- SOURCE MATERIAL -
▬▬▬

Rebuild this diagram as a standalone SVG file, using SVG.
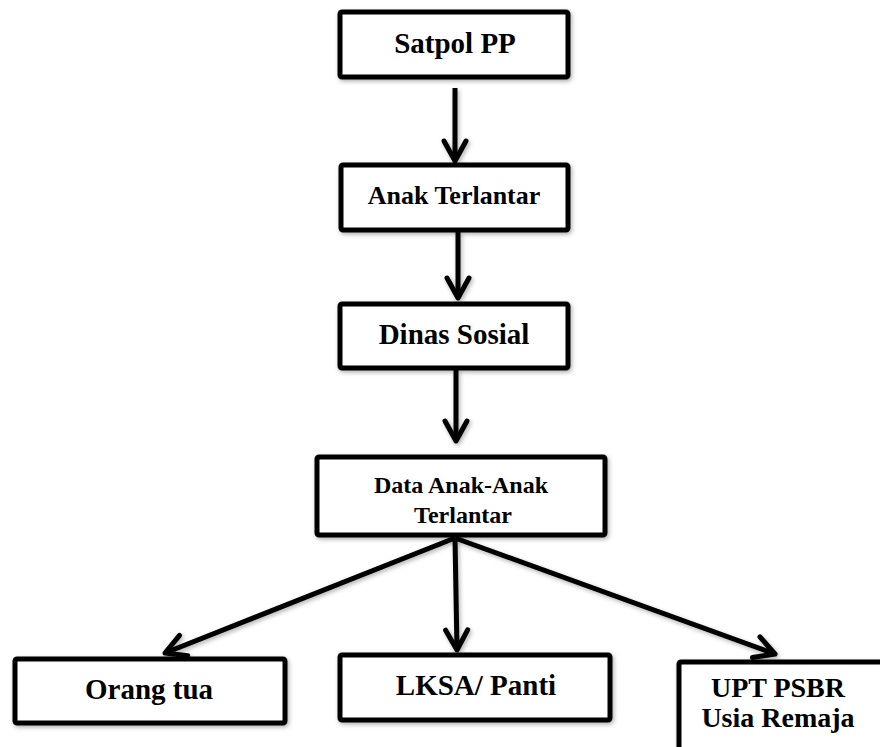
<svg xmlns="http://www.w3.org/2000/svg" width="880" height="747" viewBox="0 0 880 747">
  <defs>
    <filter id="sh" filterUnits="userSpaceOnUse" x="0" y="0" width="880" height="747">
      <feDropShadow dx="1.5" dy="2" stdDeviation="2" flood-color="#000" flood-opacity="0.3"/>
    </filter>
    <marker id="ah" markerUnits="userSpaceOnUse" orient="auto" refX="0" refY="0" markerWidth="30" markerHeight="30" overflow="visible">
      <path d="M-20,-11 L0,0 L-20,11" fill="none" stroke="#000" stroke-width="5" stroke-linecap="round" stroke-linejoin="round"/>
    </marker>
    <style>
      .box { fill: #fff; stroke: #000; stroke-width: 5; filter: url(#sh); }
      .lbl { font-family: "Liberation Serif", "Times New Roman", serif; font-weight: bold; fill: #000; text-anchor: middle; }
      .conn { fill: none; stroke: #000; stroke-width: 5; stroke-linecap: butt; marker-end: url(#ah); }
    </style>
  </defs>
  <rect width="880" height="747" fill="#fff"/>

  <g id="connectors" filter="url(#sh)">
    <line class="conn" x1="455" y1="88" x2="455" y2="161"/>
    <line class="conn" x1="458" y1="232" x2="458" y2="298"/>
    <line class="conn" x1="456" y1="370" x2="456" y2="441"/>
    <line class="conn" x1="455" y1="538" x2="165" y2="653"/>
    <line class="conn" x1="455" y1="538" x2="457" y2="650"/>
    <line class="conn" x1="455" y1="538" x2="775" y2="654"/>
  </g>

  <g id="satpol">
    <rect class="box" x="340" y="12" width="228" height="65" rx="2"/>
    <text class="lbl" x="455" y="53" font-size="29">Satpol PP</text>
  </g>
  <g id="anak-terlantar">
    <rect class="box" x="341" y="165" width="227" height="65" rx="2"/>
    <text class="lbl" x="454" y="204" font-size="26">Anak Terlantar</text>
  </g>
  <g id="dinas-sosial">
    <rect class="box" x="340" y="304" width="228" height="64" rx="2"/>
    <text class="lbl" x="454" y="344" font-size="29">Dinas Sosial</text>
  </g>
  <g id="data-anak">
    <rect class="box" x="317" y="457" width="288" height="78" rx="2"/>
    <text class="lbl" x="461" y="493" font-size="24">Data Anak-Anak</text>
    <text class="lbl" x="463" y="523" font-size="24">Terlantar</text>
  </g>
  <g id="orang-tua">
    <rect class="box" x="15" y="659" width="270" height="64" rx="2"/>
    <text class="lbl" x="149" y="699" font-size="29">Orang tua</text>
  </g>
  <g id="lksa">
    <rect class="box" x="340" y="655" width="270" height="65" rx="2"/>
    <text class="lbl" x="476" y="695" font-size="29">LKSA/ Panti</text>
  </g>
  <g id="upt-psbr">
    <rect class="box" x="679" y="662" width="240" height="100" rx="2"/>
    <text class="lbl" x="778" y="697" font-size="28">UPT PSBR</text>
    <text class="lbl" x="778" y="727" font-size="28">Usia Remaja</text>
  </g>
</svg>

▬▬▬

- EXERCISE GOAL -
Return the listing above word for word, with the pictures removed.

- OUTPUT FOR THIS EXERCISE -
Rebuild this diagram as a standalone SVG file, using SVG.
<svg xmlns="http://www.w3.org/2000/svg" width="880" height="747" viewBox="0 0 880 747">
  <defs>
    <filter id="sh" filterUnits="userSpaceOnUse" x="0" y="0" width="880" height="747">
      <feDropShadow dx="1.5" dy="2" stdDeviation="2" flood-color="#000" flood-opacity="0.3"/>
    </filter>
    <marker id="ah" markerUnits="userSpaceOnUse" orient="auto" refX="0" refY="0" markerWidth="30" markerHeight="30" overflow="visible">
      <path d="M-20,-11 L0,0 L-20,11" fill="none" stroke="#000" stroke-width="5" stroke-linecap="round" stroke-linejoin="round"/>
    </marker>
    <style>
      .box { fill: #fff; stroke: #000; stroke-width: 5; filter: url(#sh); }
      .lbl { font-family: "Liberation Serif", "Times New Roman", serif; font-weight: bold; fill: #000; text-anchor: middle; }
      .conn { fill: none; stroke: #000; stroke-width: 5; stroke-linecap: butt; marker-end: url(#ah); }
    </style>
  </defs>
  <rect width="880" height="747" fill="#fff"/>

  <g id="connectors" filter="url(#sh)">
    <line class="conn" x1="455" y1="88" x2="455" y2="161"/>
    <line class="conn" x1="458" y1="232" x2="458" y2="298"/>
    <line class="conn" x1="456" y1="370" x2="456" y2="441"/>
    <line class="conn" x1="455" y1="538" x2="165" y2="653"/>
    <line class="conn" x1="455" y1="538" x2="457" y2="650"/>
    <line class="conn" x1="455" y1="538" x2="775" y2="654"/>
  </g>

  <g id="satpol">
    <rect class="box" x="340" y="12" width="228" height="65" rx="2"/>
    <text class="lbl" x="455" y="53" font-size="29">Satpol PP</text>
  </g>
  <g id="anak-terlantar">
    <rect class="box" x="341" y="165" width="227" height="65" rx="2"/>
    <text class="lbl" x="454" y="204" font-size="26">Anak Terlantar</text>
  </g>
  <g id="dinas-sosial">
    <rect class="box" x="340" y="304" width="228" height="64" rx="2"/>
    <text class="lbl" x="454" y="344" font-size="29">Dinas Sosial</text>
  </g>
  <g id="data-anak">
    <rect class="box" x="317" y="457" width="288" height="78" rx="2"/>
    <text class="lbl" x="461" y="493" font-size="24">Data Anak-Anak</text>
    <text class="lbl" x="463" y="523" font-size="24">Terlantar</text>
  </g>
  <g id="orang-tua">
    <rect class="box" x="15" y="659" width="270" height="64" rx="2"/>
    <text class="lbl" x="149" y="699" font-size="29">Orang tua</text>
  </g>
  <g id="lksa">
    <rect class="box" x="340" y="655" width="270" height="65" rx="2"/>
    <text class="lbl" x="476" y="695" font-size="29">LKSA/ Panti</text>
  </g>
  <g id="upt-psbr">
    <rect class="box" x="679" y="662" width="240" height="100" rx="2"/>
    <text class="lbl" x="778" y="697" font-size="28">UPT PSBR</text>
    <text class="lbl" x="778" y="727" font-size="28">Usia Remaja</text>
  </g>
</svg>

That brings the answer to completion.